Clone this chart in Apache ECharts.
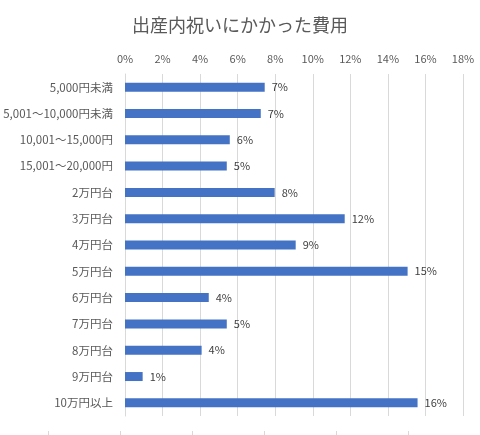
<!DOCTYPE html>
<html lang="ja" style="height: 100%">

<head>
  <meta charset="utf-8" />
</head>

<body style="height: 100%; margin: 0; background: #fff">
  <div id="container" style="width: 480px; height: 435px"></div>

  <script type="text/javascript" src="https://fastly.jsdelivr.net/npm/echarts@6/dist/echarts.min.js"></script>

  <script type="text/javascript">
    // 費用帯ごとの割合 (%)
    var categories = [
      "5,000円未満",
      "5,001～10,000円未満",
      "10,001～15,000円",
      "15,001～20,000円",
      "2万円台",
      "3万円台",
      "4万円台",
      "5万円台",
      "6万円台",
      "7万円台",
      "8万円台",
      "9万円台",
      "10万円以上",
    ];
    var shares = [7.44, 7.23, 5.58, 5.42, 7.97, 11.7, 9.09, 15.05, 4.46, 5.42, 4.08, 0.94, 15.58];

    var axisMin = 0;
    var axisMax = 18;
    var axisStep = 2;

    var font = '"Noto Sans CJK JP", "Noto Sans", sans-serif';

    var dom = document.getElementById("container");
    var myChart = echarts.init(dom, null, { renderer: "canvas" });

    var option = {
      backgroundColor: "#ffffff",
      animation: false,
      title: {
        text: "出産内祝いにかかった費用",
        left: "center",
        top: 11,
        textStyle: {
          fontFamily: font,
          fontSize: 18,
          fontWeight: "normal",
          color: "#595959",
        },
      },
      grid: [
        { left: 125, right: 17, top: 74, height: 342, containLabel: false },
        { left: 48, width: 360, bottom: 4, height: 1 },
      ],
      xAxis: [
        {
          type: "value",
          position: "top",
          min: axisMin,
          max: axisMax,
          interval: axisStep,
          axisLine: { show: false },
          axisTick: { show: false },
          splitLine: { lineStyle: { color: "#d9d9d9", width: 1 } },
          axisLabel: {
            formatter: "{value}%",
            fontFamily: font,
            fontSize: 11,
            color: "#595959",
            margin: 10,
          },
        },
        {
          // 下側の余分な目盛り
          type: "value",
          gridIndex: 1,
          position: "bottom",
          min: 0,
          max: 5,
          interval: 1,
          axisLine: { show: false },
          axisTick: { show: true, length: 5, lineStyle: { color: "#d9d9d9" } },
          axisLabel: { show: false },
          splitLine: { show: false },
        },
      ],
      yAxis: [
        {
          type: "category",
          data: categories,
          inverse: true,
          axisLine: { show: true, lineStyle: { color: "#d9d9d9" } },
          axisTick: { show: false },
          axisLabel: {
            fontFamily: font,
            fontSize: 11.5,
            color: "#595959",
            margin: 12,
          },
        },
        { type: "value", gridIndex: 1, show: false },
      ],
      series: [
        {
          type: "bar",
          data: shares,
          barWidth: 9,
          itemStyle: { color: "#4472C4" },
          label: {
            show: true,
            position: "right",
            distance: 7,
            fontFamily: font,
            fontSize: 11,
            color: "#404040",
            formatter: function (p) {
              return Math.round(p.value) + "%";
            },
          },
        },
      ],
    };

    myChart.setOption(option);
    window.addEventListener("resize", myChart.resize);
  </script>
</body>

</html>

-- -- --

## Your task
Only the lines from the top of the data through the line with "var axisStep = 2;" should be quoted, exactly and with both ends kept; skip the pictures.

## Output below
Clone this chart in Apache ECharts.
<!DOCTYPE html>
<html lang="ja" style="height: 100%">

<head>
  <meta charset="utf-8" />
</head>

<body style="height: 100%; margin: 0; background: #fff">
  <div id="container" style="width: 480px; height: 435px"></div>

  <script type="text/javascript" src="https://fastly.jsdelivr.net/npm/echarts@6/dist/echarts.min.js"></script>

  <script type="text/javascript">
    // 費用帯ごとの割合 (%)
    var categories = [
      "5,000円未満",
      "5,001～10,000円未満",
      "10,001～15,000円",
      "15,001～20,000円",
      "2万円台",
      "3万円台",
      "4万円台",
      "5万円台",
      "6万円台",
      "7万円台",
      "8万円台",
      "9万円台",
      "10万円以上",
    ];
    var shares = [7.44, 7.23, 5.58, 5.42, 7.97, 11.7, 9.09, 15.05, 4.46, 5.42, 4.08, 0.94, 15.58];

    var axisMin = 0;
    var axisMax = 18;
    var axisStep = 2;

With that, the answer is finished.